---------- Source excerpt

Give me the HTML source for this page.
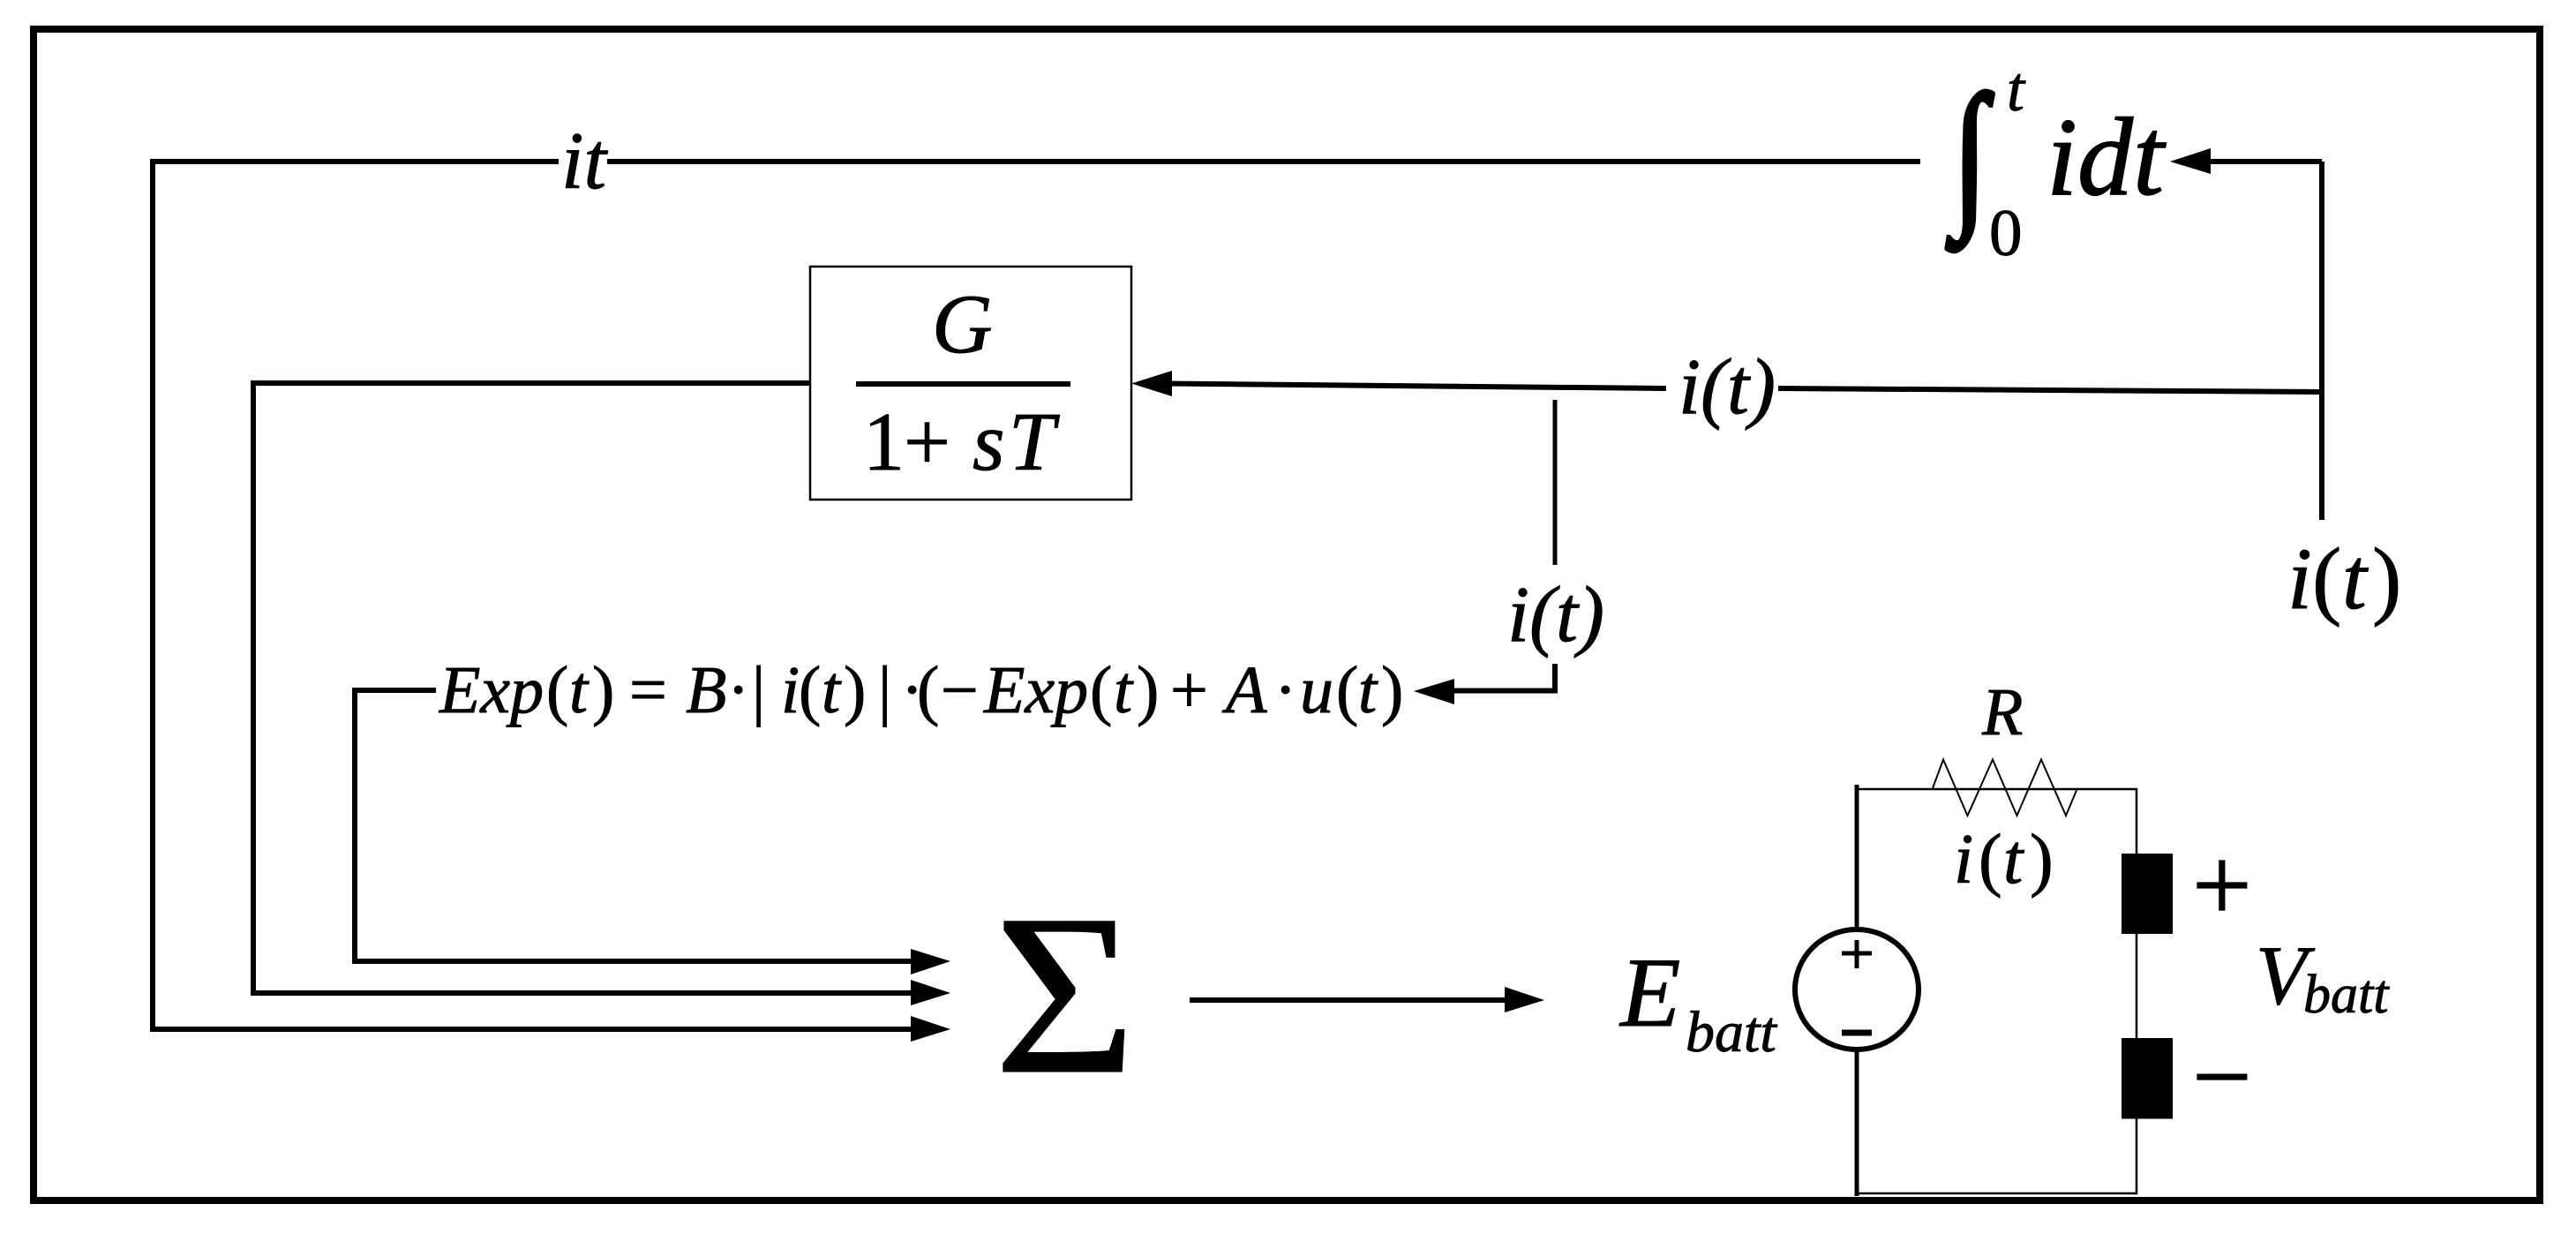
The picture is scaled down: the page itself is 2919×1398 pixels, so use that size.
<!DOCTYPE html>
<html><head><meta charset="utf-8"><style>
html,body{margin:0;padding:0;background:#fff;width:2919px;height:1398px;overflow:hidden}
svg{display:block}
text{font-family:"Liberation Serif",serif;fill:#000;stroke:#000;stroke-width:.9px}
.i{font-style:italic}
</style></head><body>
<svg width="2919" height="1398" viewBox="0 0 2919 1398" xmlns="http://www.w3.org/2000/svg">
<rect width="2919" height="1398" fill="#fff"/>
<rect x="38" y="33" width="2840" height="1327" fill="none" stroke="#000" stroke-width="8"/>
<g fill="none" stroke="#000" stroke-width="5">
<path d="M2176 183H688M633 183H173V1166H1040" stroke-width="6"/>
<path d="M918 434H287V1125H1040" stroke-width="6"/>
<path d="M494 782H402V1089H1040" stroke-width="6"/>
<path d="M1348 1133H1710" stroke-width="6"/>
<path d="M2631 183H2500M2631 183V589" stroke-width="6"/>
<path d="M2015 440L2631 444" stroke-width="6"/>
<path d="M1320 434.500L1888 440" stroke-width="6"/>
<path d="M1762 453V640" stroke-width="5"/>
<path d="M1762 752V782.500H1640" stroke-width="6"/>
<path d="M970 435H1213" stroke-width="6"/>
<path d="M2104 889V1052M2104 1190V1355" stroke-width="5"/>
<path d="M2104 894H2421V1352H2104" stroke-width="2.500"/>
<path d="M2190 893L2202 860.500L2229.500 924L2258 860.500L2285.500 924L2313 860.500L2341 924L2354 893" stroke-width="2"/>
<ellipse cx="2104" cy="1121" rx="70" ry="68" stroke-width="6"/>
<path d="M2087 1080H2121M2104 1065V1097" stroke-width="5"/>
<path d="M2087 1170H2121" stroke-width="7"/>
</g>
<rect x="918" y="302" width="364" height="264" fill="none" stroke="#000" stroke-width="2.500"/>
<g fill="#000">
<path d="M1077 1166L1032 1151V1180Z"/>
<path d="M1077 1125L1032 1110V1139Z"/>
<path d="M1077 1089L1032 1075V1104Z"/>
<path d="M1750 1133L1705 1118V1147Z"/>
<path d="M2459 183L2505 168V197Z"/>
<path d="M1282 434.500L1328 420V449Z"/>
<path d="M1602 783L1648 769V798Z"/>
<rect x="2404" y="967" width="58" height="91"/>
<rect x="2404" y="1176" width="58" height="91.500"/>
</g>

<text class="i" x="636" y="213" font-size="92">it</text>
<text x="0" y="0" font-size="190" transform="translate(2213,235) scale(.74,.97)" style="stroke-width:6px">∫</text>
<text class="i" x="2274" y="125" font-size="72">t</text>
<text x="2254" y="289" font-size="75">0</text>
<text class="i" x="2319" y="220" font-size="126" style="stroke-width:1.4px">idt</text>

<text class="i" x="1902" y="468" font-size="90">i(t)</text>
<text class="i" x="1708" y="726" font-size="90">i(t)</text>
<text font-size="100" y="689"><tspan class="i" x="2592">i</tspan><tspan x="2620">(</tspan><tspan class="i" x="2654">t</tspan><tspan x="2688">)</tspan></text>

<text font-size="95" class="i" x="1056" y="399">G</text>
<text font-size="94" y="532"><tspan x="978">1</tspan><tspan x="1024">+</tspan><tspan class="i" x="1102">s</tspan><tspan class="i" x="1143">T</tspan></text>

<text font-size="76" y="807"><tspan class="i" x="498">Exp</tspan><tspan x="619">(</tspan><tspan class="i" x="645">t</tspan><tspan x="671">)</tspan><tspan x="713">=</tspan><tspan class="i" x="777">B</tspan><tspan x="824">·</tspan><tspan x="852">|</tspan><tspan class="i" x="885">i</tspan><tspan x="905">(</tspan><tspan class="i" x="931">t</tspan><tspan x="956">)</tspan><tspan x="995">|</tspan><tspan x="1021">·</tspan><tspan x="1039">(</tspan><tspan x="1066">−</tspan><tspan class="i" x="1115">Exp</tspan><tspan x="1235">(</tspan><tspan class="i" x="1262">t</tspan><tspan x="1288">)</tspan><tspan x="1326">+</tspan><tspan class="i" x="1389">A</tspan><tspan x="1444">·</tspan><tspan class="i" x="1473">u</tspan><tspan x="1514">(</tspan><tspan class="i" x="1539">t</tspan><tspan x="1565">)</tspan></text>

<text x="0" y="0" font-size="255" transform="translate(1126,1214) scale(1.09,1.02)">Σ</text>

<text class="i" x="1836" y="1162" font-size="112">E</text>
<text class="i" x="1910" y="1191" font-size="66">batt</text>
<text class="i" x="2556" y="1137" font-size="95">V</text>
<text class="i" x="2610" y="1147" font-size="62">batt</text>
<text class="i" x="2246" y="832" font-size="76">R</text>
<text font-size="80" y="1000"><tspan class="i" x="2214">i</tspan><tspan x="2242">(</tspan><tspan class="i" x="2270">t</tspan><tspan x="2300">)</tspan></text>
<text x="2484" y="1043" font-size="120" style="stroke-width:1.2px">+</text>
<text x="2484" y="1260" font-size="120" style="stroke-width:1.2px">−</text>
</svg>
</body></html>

--------------------

What needs to be done
The pictures should not be reproduced; quote all of the other material exactly.

Expected answer
Give me the HTML source for this page.
The picture is scaled down: the page itself is 2919×1398 pixels, so use that size.
<!DOCTYPE html>
<html><head><meta charset="utf-8"><style>
html,body{margin:0;padding:0;background:#fff;width:2919px;height:1398px;overflow:hidden}
svg{display:block}
text{font-family:"Liberation Serif",serif;fill:#000;stroke:#000;stroke-width:.9px}
.i{font-style:italic}
</style></head><body>
<svg width="2919" height="1398" viewBox="0 0 2919 1398" xmlns="http://www.w3.org/2000/svg">
<rect width="2919" height="1398" fill="#fff"/>
<rect x="38" y="33" width="2840" height="1327" fill="none" stroke="#000" stroke-width="8"/>
<g fill="none" stroke="#000" stroke-width="5">
<path d="M2176 183H688M633 183H173V1166H1040" stroke-width="6"/>
<path d="M918 434H287V1125H1040" stroke-width="6"/>
<path d="M494 782H402V1089H1040" stroke-width="6"/>
<path d="M1348 1133H1710" stroke-width="6"/>
<path d="M2631 183H2500M2631 183V589" stroke-width="6"/>
<path d="M2015 440L2631 444" stroke-width="6"/>
<path d="M1320 434.500L1888 440" stroke-width="6"/>
<path d="M1762 453V640" stroke-width="5"/>
<path d="M1762 752V782.500H1640" stroke-width="6"/>
<path d="M970 435H1213" stroke-width="6"/>
<path d="M2104 889V1052M2104 1190V1355" stroke-width="5"/>
<path d="M2104 894H2421V1352H2104" stroke-width="2.500"/>
<path d="M2190 893L2202 860.500L2229.500 924L2258 860.500L2285.500 924L2313 860.500L2341 924L2354 893" stroke-width="2"/>
<ellipse cx="2104" cy="1121" rx="70" ry="68" stroke-width="6"/>
<path d="M2087 1080H2121M2104 1065V1097" stroke-width="5"/>
<path d="M2087 1170H2121" stroke-width="7"/>
</g>
<rect x="918" y="302" width="364" height="264" fill="none" stroke="#000" stroke-width="2.500"/>
<g fill="#000">
<path d="M1077 1166L1032 1151V1180Z"/>
<path d="M1077 1125L1032 1110V1139Z"/>
<path d="M1077 1089L1032 1075V1104Z"/>
<path d="M1750 1133L1705 1118V1147Z"/>
<path d="M2459 183L2505 168V197Z"/>
<path d="M1282 434.500L1328 420V449Z"/>
<path d="M1602 783L1648 769V798Z"/>
<rect x="2404" y="967" width="58" height="91"/>
<rect x="2404" y="1176" width="58" height="91.500"/>
</g>

<text class="i" x="636" y="213" font-size="92">it</text>
<text x="0" y="0" font-size="190" transform="translate(2213,235) scale(.74,.97)" style="stroke-width:6px">∫</text>
<text class="i" x="2274" y="125" font-size="72">t</text>
<text x="2254" y="289" font-size="75">0</text>
<text class="i" x="2319" y="220" font-size="126" style="stroke-width:1.4px">idt</text>

<text class="i" x="1902" y="468" font-size="90">i(t)</text>
<text class="i" x="1708" y="726" font-size="90">i(t)</text>
<text font-size="100" y="689"><tspan class="i" x="2592">i</tspan><tspan x="2620">(</tspan><tspan class="i" x="2654">t</tspan><tspan x="2688">)</tspan></text>

<text font-size="95" class="i" x="1056" y="399">G</text>
<text font-size="94" y="532"><tspan x="978">1</tspan><tspan x="1024">+</tspan><tspan class="i" x="1102">s</tspan><tspan class="i" x="1143">T</tspan></text>

<text font-size="76" y="807"><tspan class="i" x="498">Exp</tspan><tspan x="619">(</tspan><tspan class="i" x="645">t</tspan><tspan x="671">)</tspan><tspan x="713">=</tspan><tspan class="i" x="777">B</tspan><tspan x="824">·</tspan><tspan x="852">|</tspan><tspan class="i" x="885">i</tspan><tspan x="905">(</tspan><tspan class="i" x="931">t</tspan><tspan x="956">)</tspan><tspan x="995">|</tspan><tspan x="1021">·</tspan><tspan x="1039">(</tspan><tspan x="1066">−</tspan><tspan class="i" x="1115">Exp</tspan><tspan x="1235">(</tspan><tspan class="i" x="1262">t</tspan><tspan x="1288">)</tspan><tspan x="1326">+</tspan><tspan class="i" x="1389">A</tspan><tspan x="1444">·</tspan><tspan class="i" x="1473">u</tspan><tspan x="1514">(</tspan><tspan class="i" x="1539">t</tspan><tspan x="1565">)</tspan></text>

<text x="0" y="0" font-size="255" transform="translate(1126,1214) scale(1.09,1.02)">Σ</text>

<text class="i" x="1836" y="1162" font-size="112">E</text>
<text class="i" x="1910" y="1191" font-size="66">batt</text>
<text class="i" x="2556" y="1137" font-size="95">V</text>
<text class="i" x="2610" y="1147" font-size="62">batt</text>
<text class="i" x="2246" y="832" font-size="76">R</text>
<text font-size="80" y="1000"><tspan class="i" x="2214">i</tspan><tspan x="2242">(</tspan><tspan class="i" x="2270">t</tspan><tspan x="2300">)</tspan></text>
<text x="2484" y="1043" font-size="120" style="stroke-width:1.2px">+</text>
<text x="2484" y="1260" font-size="120" style="stroke-width:1.2px">−</text>
</svg>
</body></html>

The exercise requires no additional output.